Adding too that it was only back in November of last year, when the senior leadership team of Aston Martin were made aware of potential shortcomings with their 2026 project.
“We only really became aware of it in November of last year when Lawrence, Andy Cowell and myself went to Tokyo to discuss rumours starting to suggest that their original target power they wouldn’t achieve for race one, and out of that came the fact that many of the original workforce [that worked with him at Red Bull] had not returned when they restarted.”
Given the immense investment from Lawrence Stroll; the mammoth new Silverstone campus and the hiring of high-profile technical staff including Newey, witnessing this low a start to a new regulation cycle from Aston Martin is nothing short of a catastrophe.

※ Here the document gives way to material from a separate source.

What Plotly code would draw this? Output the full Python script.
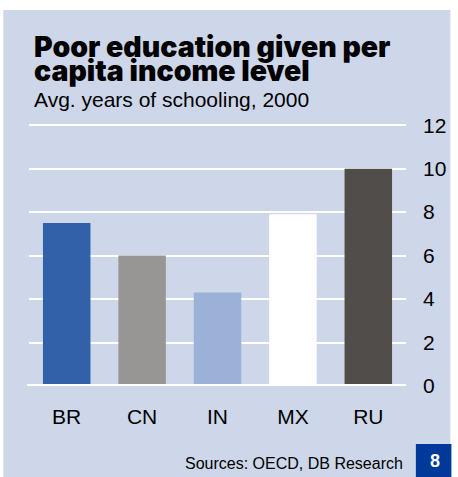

Which has the potential to escalate to the McLaren-Honda levels of trepidation a decade ago, ironically with the Japanese manufacturer again at the centre of the issues. And as well with Alonso as one of its drivers in that period.
While Aston Martin deserve praise for fronting up and delivering such brutally raw assessments to the media, the matter won’t unfortunately come to a rest until progress is made.
And for a Newey designed car, with a multiple world-championship winning manufacturer behind it – the expected timeline for that publicly will be very minimal.